── INFORMATION GIVEN
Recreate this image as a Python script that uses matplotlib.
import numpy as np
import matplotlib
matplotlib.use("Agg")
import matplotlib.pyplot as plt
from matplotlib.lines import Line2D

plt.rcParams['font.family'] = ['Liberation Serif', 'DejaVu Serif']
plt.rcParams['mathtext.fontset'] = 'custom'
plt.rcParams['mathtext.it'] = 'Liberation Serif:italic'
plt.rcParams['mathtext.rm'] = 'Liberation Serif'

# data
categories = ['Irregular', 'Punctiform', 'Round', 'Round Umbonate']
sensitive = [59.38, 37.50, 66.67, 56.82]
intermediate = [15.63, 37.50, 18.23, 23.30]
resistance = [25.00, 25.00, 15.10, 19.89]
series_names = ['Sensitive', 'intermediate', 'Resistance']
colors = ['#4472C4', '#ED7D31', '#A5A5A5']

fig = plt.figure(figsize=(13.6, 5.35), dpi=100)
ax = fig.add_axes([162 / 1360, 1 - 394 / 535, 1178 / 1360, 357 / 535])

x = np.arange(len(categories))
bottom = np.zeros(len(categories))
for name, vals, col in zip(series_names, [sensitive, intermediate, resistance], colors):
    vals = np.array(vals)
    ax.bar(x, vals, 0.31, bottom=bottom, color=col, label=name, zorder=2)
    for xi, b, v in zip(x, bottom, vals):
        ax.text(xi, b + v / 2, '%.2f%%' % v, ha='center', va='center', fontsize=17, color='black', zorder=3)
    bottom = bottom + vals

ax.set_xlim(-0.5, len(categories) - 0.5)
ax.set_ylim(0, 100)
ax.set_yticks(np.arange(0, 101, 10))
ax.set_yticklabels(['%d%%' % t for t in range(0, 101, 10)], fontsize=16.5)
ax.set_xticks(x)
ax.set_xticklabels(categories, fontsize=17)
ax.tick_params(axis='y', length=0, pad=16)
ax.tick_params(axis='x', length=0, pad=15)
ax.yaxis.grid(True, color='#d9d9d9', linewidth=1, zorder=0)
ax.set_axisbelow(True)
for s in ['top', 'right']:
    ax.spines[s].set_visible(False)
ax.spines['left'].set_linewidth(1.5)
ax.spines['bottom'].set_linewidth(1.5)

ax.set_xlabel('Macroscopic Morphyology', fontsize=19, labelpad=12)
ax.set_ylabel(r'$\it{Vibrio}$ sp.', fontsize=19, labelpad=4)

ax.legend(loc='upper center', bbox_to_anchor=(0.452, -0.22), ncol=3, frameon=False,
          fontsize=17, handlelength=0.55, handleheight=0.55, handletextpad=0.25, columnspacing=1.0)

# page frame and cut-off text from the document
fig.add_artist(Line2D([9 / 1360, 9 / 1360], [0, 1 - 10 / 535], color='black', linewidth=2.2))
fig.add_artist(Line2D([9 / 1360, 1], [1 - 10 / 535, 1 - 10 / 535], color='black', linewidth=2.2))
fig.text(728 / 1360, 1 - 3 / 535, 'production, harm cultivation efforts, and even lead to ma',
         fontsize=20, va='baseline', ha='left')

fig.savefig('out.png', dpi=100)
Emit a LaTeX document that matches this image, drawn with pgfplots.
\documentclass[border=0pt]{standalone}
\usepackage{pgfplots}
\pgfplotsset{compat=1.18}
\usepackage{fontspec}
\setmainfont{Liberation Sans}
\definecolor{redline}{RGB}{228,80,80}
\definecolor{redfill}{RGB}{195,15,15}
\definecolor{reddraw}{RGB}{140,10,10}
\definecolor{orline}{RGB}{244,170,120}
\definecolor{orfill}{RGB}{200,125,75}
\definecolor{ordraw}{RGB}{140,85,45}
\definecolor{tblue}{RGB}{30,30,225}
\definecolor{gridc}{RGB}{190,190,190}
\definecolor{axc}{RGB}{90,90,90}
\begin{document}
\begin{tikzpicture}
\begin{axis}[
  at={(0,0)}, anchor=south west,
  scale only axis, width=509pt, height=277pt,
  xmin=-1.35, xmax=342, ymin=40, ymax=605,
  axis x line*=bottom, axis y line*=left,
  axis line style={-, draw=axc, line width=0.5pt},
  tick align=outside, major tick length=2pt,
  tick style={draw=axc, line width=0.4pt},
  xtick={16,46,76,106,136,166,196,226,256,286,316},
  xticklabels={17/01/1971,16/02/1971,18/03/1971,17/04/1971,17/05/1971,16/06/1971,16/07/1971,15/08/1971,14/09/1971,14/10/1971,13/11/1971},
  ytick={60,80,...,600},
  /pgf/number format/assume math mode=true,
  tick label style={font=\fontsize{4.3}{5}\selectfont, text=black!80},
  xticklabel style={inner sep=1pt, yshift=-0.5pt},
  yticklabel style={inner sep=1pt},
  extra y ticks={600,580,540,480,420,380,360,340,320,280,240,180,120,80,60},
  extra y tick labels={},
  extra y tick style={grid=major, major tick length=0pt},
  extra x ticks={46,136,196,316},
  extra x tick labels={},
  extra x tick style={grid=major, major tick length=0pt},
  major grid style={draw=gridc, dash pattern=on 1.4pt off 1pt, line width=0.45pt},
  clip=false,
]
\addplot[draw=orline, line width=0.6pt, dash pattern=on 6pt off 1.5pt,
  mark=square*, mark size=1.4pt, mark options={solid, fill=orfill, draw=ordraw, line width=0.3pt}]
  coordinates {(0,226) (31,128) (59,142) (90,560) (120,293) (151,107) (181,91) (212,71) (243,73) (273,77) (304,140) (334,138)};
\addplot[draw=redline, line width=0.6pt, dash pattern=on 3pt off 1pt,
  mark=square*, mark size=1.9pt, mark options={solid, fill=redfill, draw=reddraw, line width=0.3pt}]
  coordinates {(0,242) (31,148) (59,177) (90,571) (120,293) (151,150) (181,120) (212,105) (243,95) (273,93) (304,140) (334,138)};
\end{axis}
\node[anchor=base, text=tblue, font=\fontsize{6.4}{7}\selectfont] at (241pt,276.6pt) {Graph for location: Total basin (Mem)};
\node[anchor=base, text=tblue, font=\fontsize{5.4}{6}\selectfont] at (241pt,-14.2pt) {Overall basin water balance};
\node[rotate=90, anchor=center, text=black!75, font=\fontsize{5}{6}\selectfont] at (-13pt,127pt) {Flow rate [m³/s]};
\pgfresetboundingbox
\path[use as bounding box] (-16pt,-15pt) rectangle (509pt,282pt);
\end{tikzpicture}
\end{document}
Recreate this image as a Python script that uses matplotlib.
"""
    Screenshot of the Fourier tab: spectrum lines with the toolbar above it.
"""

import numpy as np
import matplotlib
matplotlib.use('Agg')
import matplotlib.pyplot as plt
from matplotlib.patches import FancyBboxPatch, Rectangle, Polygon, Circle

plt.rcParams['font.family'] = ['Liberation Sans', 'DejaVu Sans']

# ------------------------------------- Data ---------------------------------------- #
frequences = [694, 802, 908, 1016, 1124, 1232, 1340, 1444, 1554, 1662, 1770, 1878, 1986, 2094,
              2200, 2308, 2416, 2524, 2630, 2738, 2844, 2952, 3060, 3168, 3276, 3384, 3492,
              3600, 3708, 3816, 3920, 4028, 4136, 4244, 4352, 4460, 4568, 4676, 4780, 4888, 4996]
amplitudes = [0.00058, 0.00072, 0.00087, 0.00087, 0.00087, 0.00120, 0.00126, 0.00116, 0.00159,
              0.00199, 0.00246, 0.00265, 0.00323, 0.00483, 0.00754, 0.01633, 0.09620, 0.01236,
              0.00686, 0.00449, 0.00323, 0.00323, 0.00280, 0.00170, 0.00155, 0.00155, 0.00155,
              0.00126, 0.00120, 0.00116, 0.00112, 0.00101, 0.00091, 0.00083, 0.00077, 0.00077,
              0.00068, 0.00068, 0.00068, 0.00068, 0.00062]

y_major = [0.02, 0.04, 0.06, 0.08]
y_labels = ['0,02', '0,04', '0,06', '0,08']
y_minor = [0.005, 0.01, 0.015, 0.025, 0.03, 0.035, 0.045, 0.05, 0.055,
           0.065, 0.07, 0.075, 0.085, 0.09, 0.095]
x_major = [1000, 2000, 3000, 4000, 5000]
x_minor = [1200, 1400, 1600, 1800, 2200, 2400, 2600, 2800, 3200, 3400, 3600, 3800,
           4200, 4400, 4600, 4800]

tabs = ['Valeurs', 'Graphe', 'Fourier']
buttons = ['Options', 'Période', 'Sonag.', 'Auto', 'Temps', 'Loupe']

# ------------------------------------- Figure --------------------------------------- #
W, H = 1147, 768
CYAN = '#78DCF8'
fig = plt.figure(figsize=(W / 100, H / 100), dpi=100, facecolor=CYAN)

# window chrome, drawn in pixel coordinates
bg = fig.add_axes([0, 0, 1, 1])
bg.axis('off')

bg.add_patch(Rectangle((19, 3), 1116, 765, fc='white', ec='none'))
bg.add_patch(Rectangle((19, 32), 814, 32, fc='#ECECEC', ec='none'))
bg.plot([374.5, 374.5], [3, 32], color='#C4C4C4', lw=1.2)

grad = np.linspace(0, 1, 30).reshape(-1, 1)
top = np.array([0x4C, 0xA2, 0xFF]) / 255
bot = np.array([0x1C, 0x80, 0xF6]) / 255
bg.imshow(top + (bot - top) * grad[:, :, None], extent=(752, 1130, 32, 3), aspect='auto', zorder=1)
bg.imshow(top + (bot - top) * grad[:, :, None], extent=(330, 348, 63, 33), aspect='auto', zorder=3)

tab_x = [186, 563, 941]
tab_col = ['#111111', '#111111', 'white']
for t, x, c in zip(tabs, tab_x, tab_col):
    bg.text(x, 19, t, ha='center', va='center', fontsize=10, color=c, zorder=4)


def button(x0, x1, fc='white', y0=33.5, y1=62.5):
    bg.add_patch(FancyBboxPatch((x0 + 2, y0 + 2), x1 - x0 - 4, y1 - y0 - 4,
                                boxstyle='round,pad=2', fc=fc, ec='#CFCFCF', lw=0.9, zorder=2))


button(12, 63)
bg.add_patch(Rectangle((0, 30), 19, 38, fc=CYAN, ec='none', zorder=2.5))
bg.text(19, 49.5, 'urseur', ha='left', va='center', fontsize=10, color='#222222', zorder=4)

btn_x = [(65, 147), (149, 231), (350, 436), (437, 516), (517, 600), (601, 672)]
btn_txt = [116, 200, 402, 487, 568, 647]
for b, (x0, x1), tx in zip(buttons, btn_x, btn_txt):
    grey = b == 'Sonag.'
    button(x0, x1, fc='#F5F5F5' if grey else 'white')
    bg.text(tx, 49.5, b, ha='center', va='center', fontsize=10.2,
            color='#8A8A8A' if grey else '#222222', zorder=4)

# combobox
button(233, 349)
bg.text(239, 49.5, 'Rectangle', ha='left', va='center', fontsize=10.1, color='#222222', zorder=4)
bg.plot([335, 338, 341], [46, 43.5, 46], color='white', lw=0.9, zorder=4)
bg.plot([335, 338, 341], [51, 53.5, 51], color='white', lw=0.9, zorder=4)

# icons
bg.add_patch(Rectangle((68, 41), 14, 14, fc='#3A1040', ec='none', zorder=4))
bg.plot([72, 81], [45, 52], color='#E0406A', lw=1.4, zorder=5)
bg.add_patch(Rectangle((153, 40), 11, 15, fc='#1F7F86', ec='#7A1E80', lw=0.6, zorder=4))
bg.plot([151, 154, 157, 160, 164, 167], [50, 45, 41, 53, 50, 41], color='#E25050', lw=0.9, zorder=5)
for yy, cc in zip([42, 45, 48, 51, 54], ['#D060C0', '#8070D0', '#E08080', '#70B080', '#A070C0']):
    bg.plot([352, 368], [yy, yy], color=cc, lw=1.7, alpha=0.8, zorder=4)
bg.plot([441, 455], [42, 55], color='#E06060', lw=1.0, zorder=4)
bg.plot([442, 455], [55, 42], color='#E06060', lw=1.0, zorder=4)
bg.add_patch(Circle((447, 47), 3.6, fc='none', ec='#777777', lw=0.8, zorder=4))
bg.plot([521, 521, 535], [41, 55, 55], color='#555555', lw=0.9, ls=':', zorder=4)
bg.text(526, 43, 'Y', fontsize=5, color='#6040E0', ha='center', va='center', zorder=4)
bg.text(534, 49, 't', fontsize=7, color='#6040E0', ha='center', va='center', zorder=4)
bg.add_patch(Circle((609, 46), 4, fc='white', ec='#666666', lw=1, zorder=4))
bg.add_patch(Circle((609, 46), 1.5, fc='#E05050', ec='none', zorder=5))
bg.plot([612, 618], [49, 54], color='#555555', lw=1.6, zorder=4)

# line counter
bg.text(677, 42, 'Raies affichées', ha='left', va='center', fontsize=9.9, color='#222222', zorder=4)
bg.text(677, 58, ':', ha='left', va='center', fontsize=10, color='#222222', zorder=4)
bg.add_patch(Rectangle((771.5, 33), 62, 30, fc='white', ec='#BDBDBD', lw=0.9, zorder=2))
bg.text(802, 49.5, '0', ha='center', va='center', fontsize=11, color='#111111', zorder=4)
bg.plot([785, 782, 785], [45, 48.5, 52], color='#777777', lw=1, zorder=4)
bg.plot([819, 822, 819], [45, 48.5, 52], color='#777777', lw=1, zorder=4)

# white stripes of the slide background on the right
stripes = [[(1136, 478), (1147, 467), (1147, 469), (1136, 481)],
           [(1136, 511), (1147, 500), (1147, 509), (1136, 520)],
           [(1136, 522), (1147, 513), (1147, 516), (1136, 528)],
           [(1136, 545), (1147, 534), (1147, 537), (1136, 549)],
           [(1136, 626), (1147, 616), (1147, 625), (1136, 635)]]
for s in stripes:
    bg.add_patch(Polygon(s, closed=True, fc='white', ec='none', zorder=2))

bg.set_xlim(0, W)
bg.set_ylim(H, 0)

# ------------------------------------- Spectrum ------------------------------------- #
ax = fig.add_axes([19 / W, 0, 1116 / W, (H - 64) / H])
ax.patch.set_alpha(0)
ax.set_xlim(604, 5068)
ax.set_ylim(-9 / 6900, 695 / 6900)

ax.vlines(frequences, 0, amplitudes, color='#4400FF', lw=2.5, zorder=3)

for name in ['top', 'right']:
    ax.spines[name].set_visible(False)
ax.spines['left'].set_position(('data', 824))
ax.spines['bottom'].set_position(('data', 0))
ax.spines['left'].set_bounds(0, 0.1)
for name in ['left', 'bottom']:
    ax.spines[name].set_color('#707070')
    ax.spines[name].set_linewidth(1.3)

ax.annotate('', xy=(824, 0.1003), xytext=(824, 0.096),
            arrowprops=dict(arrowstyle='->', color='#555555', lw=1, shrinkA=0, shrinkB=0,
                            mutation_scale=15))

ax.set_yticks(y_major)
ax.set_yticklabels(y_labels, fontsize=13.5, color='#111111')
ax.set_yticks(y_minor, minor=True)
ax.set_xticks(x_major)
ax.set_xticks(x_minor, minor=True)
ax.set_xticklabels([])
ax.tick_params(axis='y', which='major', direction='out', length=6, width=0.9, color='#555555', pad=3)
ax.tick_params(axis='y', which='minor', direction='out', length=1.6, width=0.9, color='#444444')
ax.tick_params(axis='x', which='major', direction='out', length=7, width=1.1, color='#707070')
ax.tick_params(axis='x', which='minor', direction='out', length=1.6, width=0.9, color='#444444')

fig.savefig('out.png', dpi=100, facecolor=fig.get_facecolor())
────
### YOUR TASK
Give the lines again, exactly as they stand, from the beginning of the data through the line with "colors = ['#4472C4', '#ED7D31', '#A5A5A5']".

### PROBLEM SOLUTION
Recreate this image as a Python script that uses matplotlib.
import numpy as np
import matplotlib
matplotlib.use("Agg")
import matplotlib.pyplot as plt
from matplotlib.lines import Line2D

plt.rcParams['font.family'] = ['Liberation Serif', 'DejaVu Serif']
plt.rcParams['mathtext.fontset'] = 'custom'
plt.rcParams['mathtext.it'] = 'Liberation Serif:italic'
plt.rcParams['mathtext.rm'] = 'Liberation Serif'

# data
categories = ['Irregular', 'Punctiform', 'Round', 'Round Umbonate']
sensitive = [59.38, 37.50, 66.67, 56.82]
intermediate = [15.63, 37.50, 18.23, 23.30]
resistance = [25.00, 25.00, 15.10, 19.89]
series_names = ['Sensitive', 'intermediate', 'Resistance']
colors = ['#4472C4', '#ED7D31', '#A5A5A5']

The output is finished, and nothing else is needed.